Whilst the notion of representational gradation is not entirely novel (see Clark & Toribio, 1994; Gładziejewski & Miłkowski, 2017; Gładziejewski, 2016), our take on gradation is different from existing accounts and, crucially, extends them. First, we do not assume that representationality itself comes in degrees, in contrast to Clark and Toribio (1994), but rather argue that representational features are gradual. Hence, the explanatory potential is carried by gradual representational features. Second, we provided potential mechanisms that are involved in the regulation of feature gradation, and third, we have argued that representational gradation is related to behavioural success of cognitive systems.

We have argued that distinguishing between degrees of representational features is not just a conceptual distinction. In our paper we put forward the idea that representational gradation has implications for the behavioural success of cognitive systems. Computational simulations could more formally nuance this idea. For example, we propose that representational features as cast in PP terms can be implemented in artificial agents where one group of agents is equipped with gradational representational features and the other one has representational features that are fixed. The task of agents would be two-fold, to survive in an artificial environment and to achieve a certain goal. The hypothesis following from our theoretical proposal is that agents that can dynamically change the degree to which representational features are expressed would be better off at surviving and achieving the goal than the ones that have fixed representational features.

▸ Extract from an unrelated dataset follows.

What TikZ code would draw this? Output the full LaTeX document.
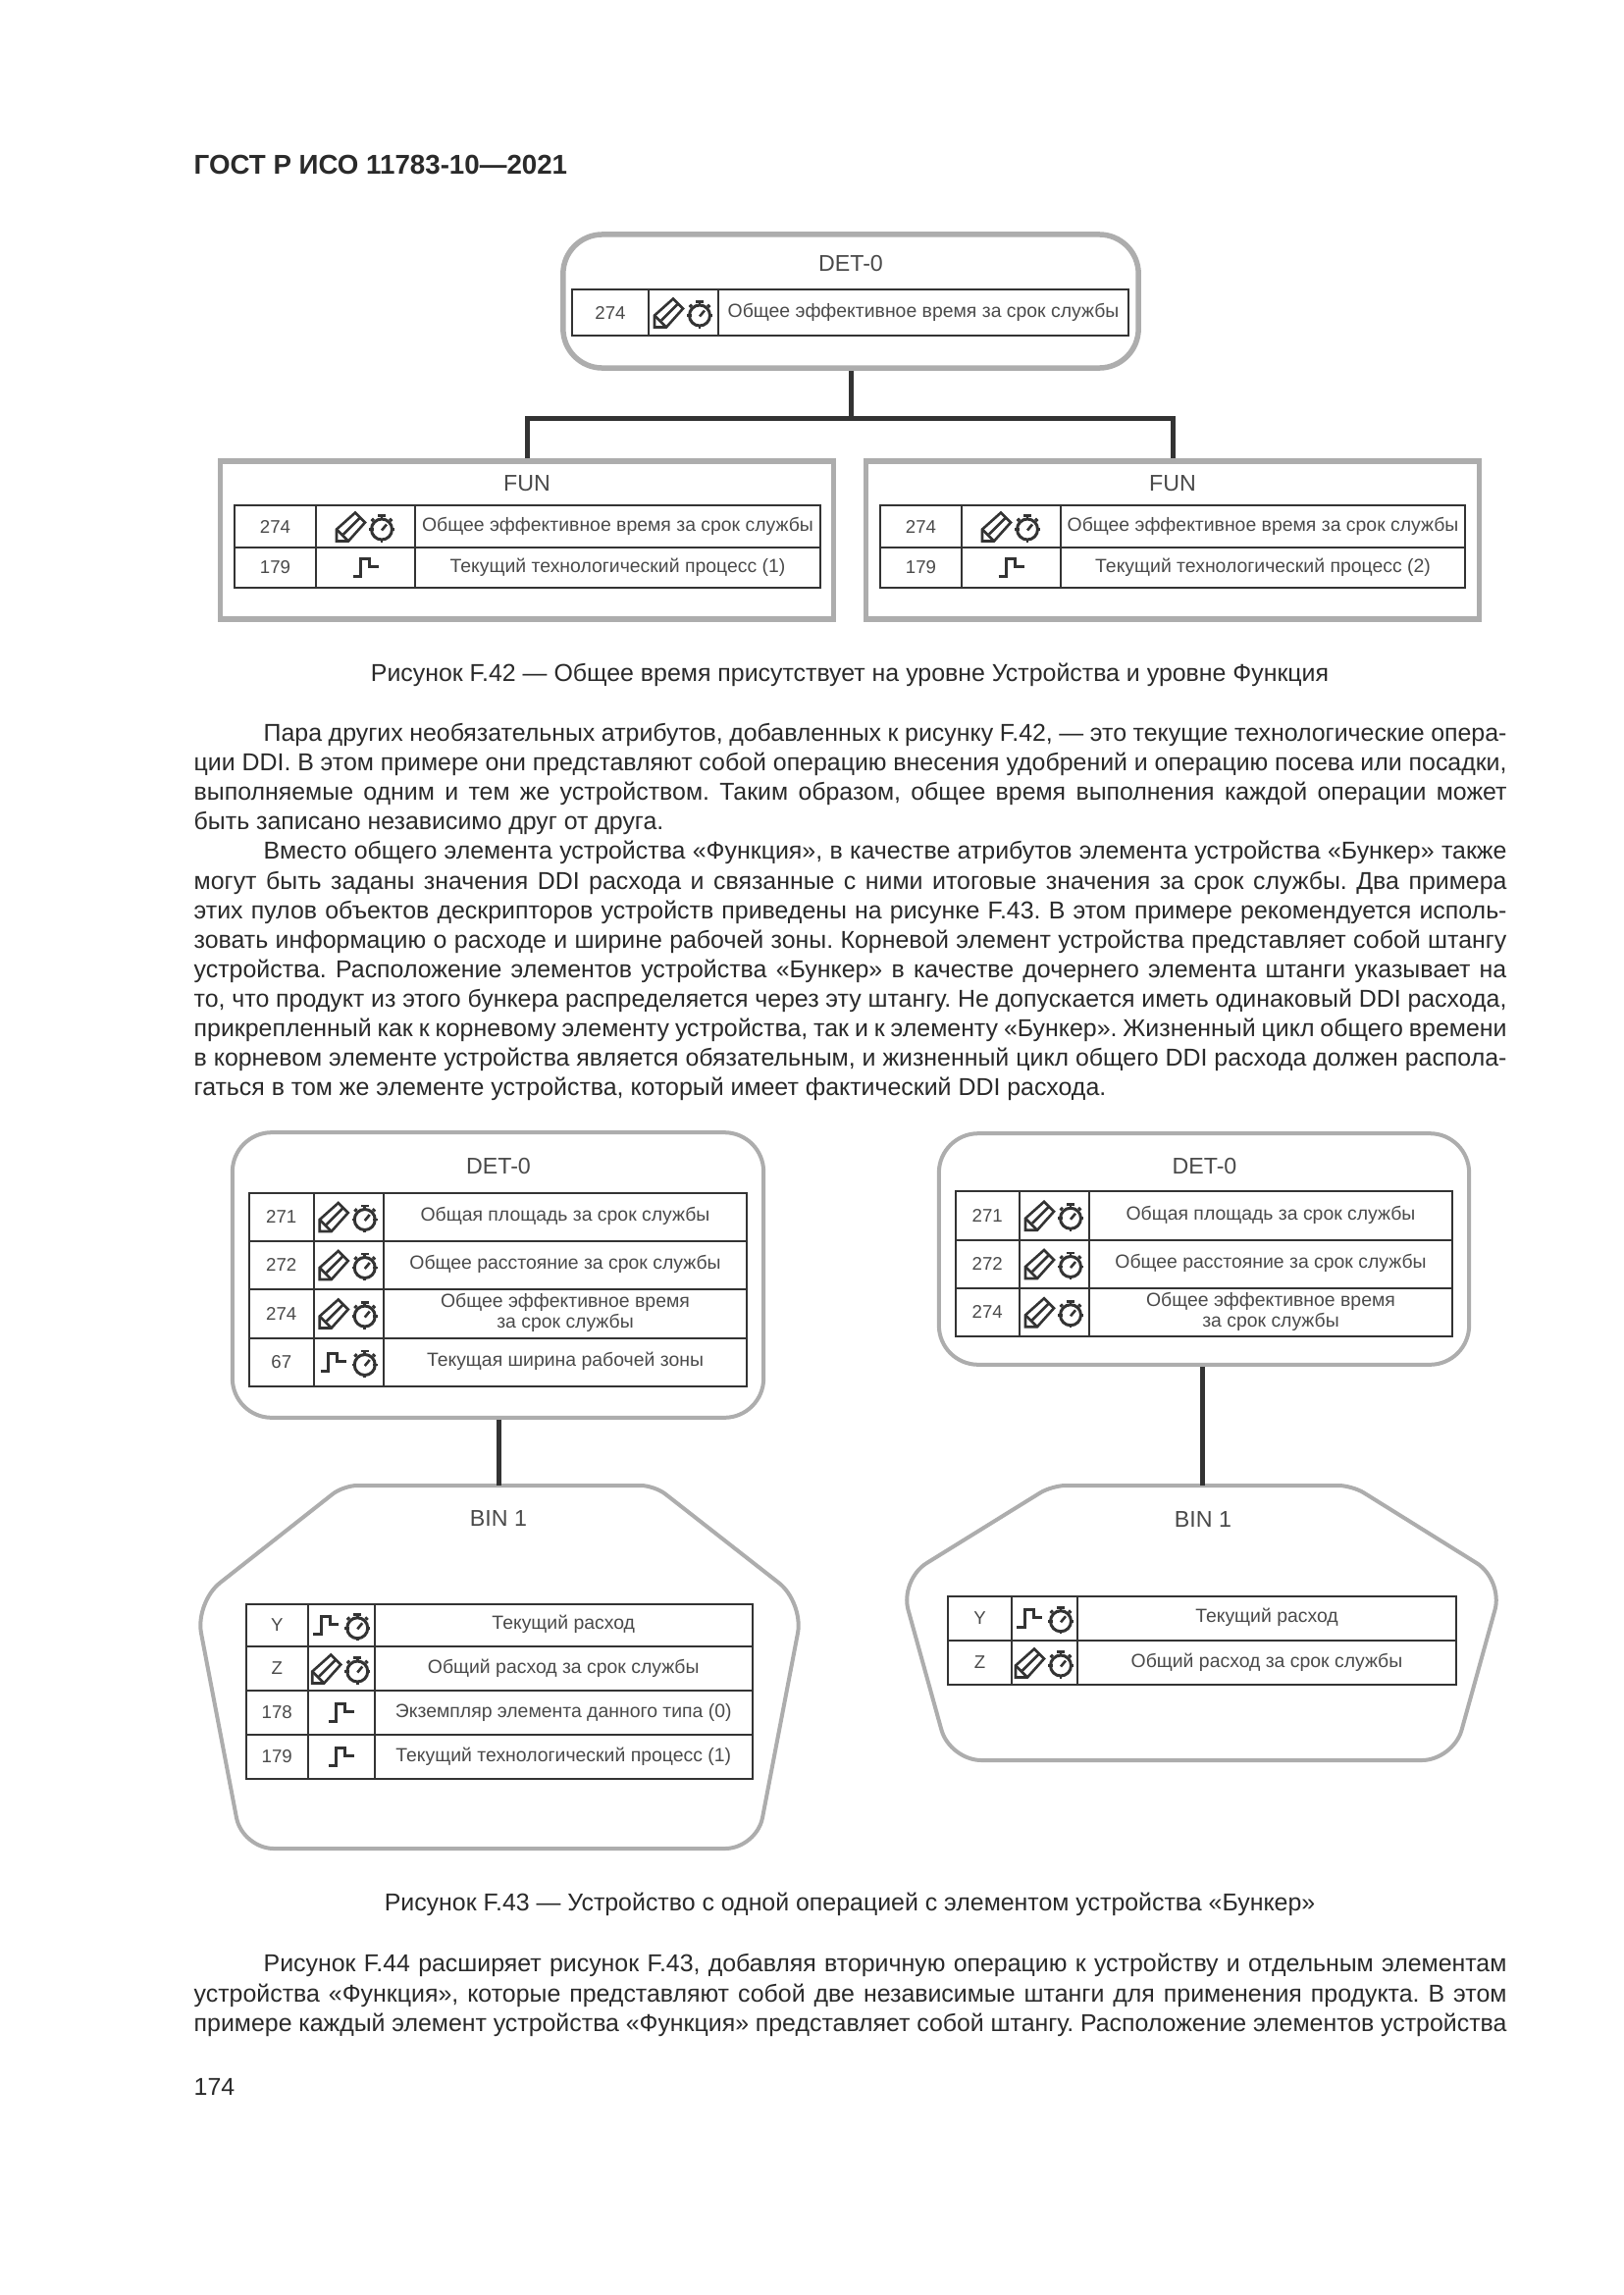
\documentclass[tikz,border=0pt]{standalone}
\usepackage{fontspec}
\setmainfont{Liberation Sans}
\definecolor{ink}{HTML}{2A2A2A}
\definecolor{frame}{HTML}{ADADAD}
\definecolor{rule}{HTML}{333333}
\newcommand\bodyfont{\fontsize{7.08}{8.5}\selectfont\frenchspacing}
\newcommand\cellfont{\fontsize{5.52}{6.1}\selectfont}
\newcommand\codefont{\fontsize{5.3}{6}\selectfont}
\newcommand\titlefont{\fontsize{6.6}{8}\selectfont}
\tikzset{
  x=0.01cm,y=-0.01cm,
  bodytext/.style={anchor=base west,inner sep=0pt,font=\bodyfont,text=ink},
  captext/.style={anchor=base,inner sep=0pt,font=\bodyfont,text=ink},
  detbox/.style={draw=frame,line width=#1,rounded corners=0.4cm,fill=white,rectangle,inner sep=0pt},
  funbox/.style={draw=frame,line width=0.055cm,fill=white,rectangle,inner sep=0pt},
  binbox/.style={draw=frame,line width=0.04cm,fill=white,line join=round},
  conn/.style={draw=rule,line width=0.05cm},
  boxtitle/.style={inner sep=0pt,font=\titlefont,text=ink!85},
  tcell/.style={draw=rule,line width=\tablw,rectangle,inner sep=0pt,text=ink!85,align=center},
  iconline/.style={draw=rule,line width=0.026cm,line join=miter},
  pencilicon/.pic={
    \draw[iconline] (-14,15) -- (-14,3) -- (5,-14) -- (15,-4) -- (-2,15) -- cycle;
    \draw[iconline] (-14,3) -- (-2,15);
    \draw[iconline] (-7,8) -- (10,-9);
  },
  watchicon/.pic={
    \draw[iconline,line width=0.03cm] (0,2) circle[radius=10.5];
    \draw[iconline] (-4,-12) -- (4,-12) (0,-12) -- (0,-8);
    \draw[iconline] (8,-9) -- (10.5,-6.5) (-8,-9) -- (-10.5,-6.5);
    \draw[iconline] (0,3) -- (5,-3);
    \draw[iconline] (-13,2) -- (-8.5,2) (13,2) -- (8.5,2) (0,15) -- (0,11);
  },
  stepicon/.pic={
    \draw[iconline,line width=0.03cm] (-13,9) -- (-5,9) -- (-5,-9) -- (4,-9) -- (4,-1) -- (13,-1);
  },
}
\newcommand\iconpw[2]{\pic at ({#1-15.5},#2) {pencilicon};\pic at ({#1+16.5},{#2+1}) {watchicon};}
\newcommand\iconsw[2]{\pic at ({#1-15.5},#2) {stepicon};\pic at ({#1+16.5},{#2+1}) {watchicon};}
\newcommand\icons[2]{\pic at (#1,#2) {stepicon};}
\newcommand\settable[5]{\def\xa{#1}\def\xb{#2}\def\xc{#3}\def\xd{#4}\def\tablw{#5}}
\newcommand\trow[6]{%
  \pgfmathsetmacro\ym{(#2+#3)/2}%
  \pgfmathsetmacro\rh{#3-#2}%
  \pgfmathsetmacro\cA{(\xa+\xb)/2}\pgfmathsetmacro\wA{\xb-\xa}%
  \pgfmathsetmacro\cB{(\xb+\xc)/2}\pgfmathsetmacro\wB{\xc-\xb}%
  \pgfmathsetmacro\cC{(\xc+\xd)/2}\pgfmathsetmacro\wC{\xd-\xc}%
  \node[tcell,font=\codefont,minimum width={\wA*0.01cm},minimum height={\rh*0.01cm}] (#1a) at (\cA,\ym) {#4};
  \node[tcell,minimum width={\wB*0.01cm},minimum height={\rh*0.01cm}] (#1b) at (\cB,\ym) {};
  \node[tcell,font=\cellfont,minimum width={\wC*0.01cm},minimum height={\rh*0.01cm}] (#1c) at (\cC,\ym) {};
  \node[inner sep=0pt,font=\cellfont,text=ink!85,align=center] (#1t) at (\cC,{\ym-0.5}) {#6};
  \csname icon#5\endcsname{\cB}{\ym}%
}
\newcommand\jlf[3]{\node[bodytext] (#1) at (197,#2) {\hbox to 13.37cm{\spaceskip=.278em plus 1fil minus 1fil #3}};}
\newcommand\jli[3]{\node[bodytext] (#1) at (268,#2) {\hbox to 12.66cm{\spaceskip=.278em plus 1fil minus 1fil #3}};}
\newcommand\jln[4]{\node[bodytext] (#1) at (#2,#3) {#4};}
\begin{document}
\begin{tikzpicture}
\useasboundingbox[fill=white] (0,0) rectangle (1654,2339);

\node[bodytext,font=\fontsize{7.88}{9}\selectfont\bfseries] (head) at (197,177) {ГОСТ Р ИСО 11783-10—2021};

% Figure F.42
\node[detbox=0.055cm,minimum width=5.86cm,minimum height=1.36cm] (det1) at (867,307) {};
\node[boxtitle] (det1t) at (867,269) {DET-0};
\node[funbox,minimum width=6.25cm,minimum height=1.61cm] (fun1) at (537,550.5) {};
\node[boxtitle] (fun1t) at (537,493) {FUN};
\node[funbox,minimum width=6.25cm,minimum height=1.61cm] (fun2) at (1195,550.5) {};
\node[boxtitle] (fun2t) at (1195,493) {FUN};
\coordinate (jn) at (867,426);
\draw[conn] (det1.south) -- (jn);
\draw[conn] (fun1.north) |- (jn) -| (fun2.north);

\settable{583}{661}{732}{1150}{0.016cm}
\trow{a1}{295}{342}{274}{pw}{Общее эффективное время за срок службы}
\settable{239}{322}{423}{836}{0.025cm}
\trow{b1}{515}{558}{274}{pw}{Общее эффективное время за срок службы}
\trow{b2}{558}{599}{179}{s}{Текущий технологический процесс (1)}
\settable{897}{980}{1081}{1493}{0.025cm}
\trow{c1}{515}{558}{274}{pw}{Общее эффективное время за срок службы}
\trow{c2}{558}{599}{179}{s}{Текущий технологический процесс (2)}

\node[captext] (cap42) at (866,694) {Рисунок F.42 — Общее время присутствует на уровне Устройства и уровне Функция};

\jli{l1}{755}{Пара других необязательных атрибутов, добавленных к рисунку F.42, — это текущие технологические опера-}
\jlf{l2}{785}{ции DDI. В этом примере они представляют собой операцию внесения удобрений и операцию посева или посадки,}
\jlf{l3}{815}{выполняемые одним и тем же устройством. Таким образом, общее время выполнения каждой операции может}
\jln{l4}{197}{845}{быть записано независимо друг от друга.}
\jli{l5}{875}{Вместо общего элемента устройства «Функция», в качестве атрибутов элемента устройства «Бункер» также}
\jlf{l6}{906}{могут быть заданы значения DDI расхода и связанные с ними итоговые значения за срок службы. Два примера}
\jlf{l7}{936}{этих пулов объектов дескрипторов устройств приведены на рисунке F.43. В этом примере рекомендуется исполь-}
\jlf{l8}{966}{зовать информацию о расходе и ширине рабочей зоны. Корневой элемент устройства представляет собой штангу}
\jlf{l9}{996}{устройства. Расположение элементов устройства «Бункер» в качестве дочернего элемента штанги указывает на}
\jlf{l10}{1026}{то, что продукт из этого бункера распределяется через эту штангу. Не допускается иметь одинаковый DDI расхода,}
\jlf{l11}{1056}{прикрепленный как к корневому элементу устройства, так и к элементу «Бункер». Жизненный цикл общего времени}
\jlf{l12}{1086}{в корневом элементе устройства является обязательным, и жизненный цикл общего DDI расхода должен распола-}
\jln{l13}{197}{1116}{гаться в том же элементе устройства, который имеет фактический DDI расхода.}

% Figure F.43, left
\coordinate (bin1top) at (508,1514);
\draw[binbox] (508,1514) [rounded corners=0.14cm] -- (667,1514) [rounded corners=0.32cm] -- (819,1633) -- (771,1884) [rounded corners=0.32cm] -- (247,1884) -- (199,1633) [rounded corners=0.14cm] -- (350,1514) [sharp corners] -- cycle;
\node[detbox=0.04cm,minimum width=5.41cm,minimum height=2.905cm] (det2) at (507.5,1299.5) {};
\draw[conn] (bin1top |- det2.south) -- (bin1top);
\node[boxtitle] (det2t) at (508,1188) {DET-0};
\node[boxtitle] (bin1t) at (508,1547) {BIN 1};
\settable{254}{319.5}{391}{761}{0.02cm}
\trow{d1}{1215.5}{1264.5}{271}{pw}{Общая площадь за срок службы}
\trow{d2}{1264.5}{1313.5}{272}{pw}{Общее расстояние за срок службы}
\trow{d3}{1313.5}{1363.5}{274}{pw}{Общее эффективное время\\за срок службы}
\trow{d4}{1363.5}{1412.5}{67}{sw}{Текущая ширина рабочей зоны}
\settable{250.5}{314}{381.5}{767}{0.02cm}
\trow{e1}{1634.5}{1678}{Y}{sw}{Текущий расход}
\trow{e2}{1678}{1723}{Z}{pw}{Общий расход за срок службы}
\trow{e3}{1723}{1768}{178}{s}{Экземпляр элемента данного типа (0)}
\trow{e4}{1768}{1813}{179}{s}{Текущий технологический процесс (1)}

% Figure F.43, right
\coordinate (bin2top) at (1225,1514);
\draw[binbox] (1225,1514) [rounded corners=0.14cm] -- (1378,1514) [rounded corners=0.32cm] -- (1532,1610) -- (1481,1794) -- (968,1794) -- (917,1610) [rounded corners=0.14cm] -- (1072,1514) [sharp corners] -- cycle;
\node[detbox=0.04cm,minimum width=5.4cm,minimum height=2.355cm] (det3) at (1227,1273) {};
\draw[conn] (bin2top |- det3.south) -- (bin2top);
\node[boxtitle] (det3t) at (1227.5,1188) {DET-0};
\node[boxtitle] (bin2t) at (1226,1548) {BIN 1};
\settable{973.5}{1039}{1110}{1480}{0.02cm}
\trow{f1}{1214}{1263.5}{271}{pw}{Общая площадь за срок службы}
\trow{f2}{1263.5}{1312.5}{272}{pw}{Общее расстояние за срок службы}
\trow{f3}{1312.5}{1362}{274}{pw}{Общее эффективное время\\за срок службы}
\settable{966}{1031}{1098}{1484}{0.02cm}
\trow{g1}{1626.5}{1672}{Y}{sw}{Текущий расход}
\trow{g2}{1672}{1717}{Z}{pw}{Общий расход за срок службы}

\node[captext] (cap43) at (866,1947) {Рисунок F.43 — Устройство с одной операцией с элементом устройства «Бункер»};

\jli{l14}{2009}{Рисунок F.44 расширяет рисунок F.43, добавляя вторичную операцию к устройству и отдельным элементам}
\jlf{l15}{2040}{устройства «Функция», которые представляют собой две независимые штанги для применения продукта. В этом}
\jlf{l16}{2070}{примере каждый элемент устройства «Функция» представляет собой штангу. Расположение элементов устройства}
\jln{l17}{197}{2135}{174}
\end{tikzpicture}
\end{document}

Besides this, we propose that the next research step should be to explore what consequences our gradational account has for the debate on representations in (philosophy of) cognitive science more generally. Although we have, as a background assumption, presupposed that the structures posited by PP play a genuinely representational role, one might be able to make a case for the claim that the actual explanatory burden is carried by the degrees to which representational features are expressed, rather than by a representation itself. That is, one could argue that the regulation of structural similarity and of decoupling is explanatorily relevant, while denying that the regulation of these features contributes to genuine representational processes in the brain. For ease of exposition, we have described our gradational account as a contribution to a specific representationalist position (as defended by Gładziejewski, 2016). However, it may be equally valuable for non-representationalist interpretations of PP (Hutto & Myin, 2012; van Es & Myin, 2020; Nirshberg & Shapiro, 2021), as long as they agree that the regulation of structural similarity and decoupling plays an important role in understanding the performance of cognitive systems. Conversely, our account may also serve to refine existing representationalist interpretations of PP, for instance, by facilitating a nuanced account of the difference between structural representations and detectors (Nirshberg & Shapiro, 2021), or by offering conceptual tools to further clarify how structural representations can play a genuine representational role (thereby responding to Facchin, 2021b). Lastly, our account might even inspire new accounts of how representationality itself can come in degrees (in the spirit of Clark & Toribio, 1994), where the idea would be that the more granular and decoupled the more representation-like a cognitive structure is. To flesh out this proposal in detail, a full research program is needed. However, our goal here has been much more modest: we only hope to have shown that the regulation of structural similarity and decoupling is explanatorily relevant, and that PP offers a perspective through which these processes can be better understood.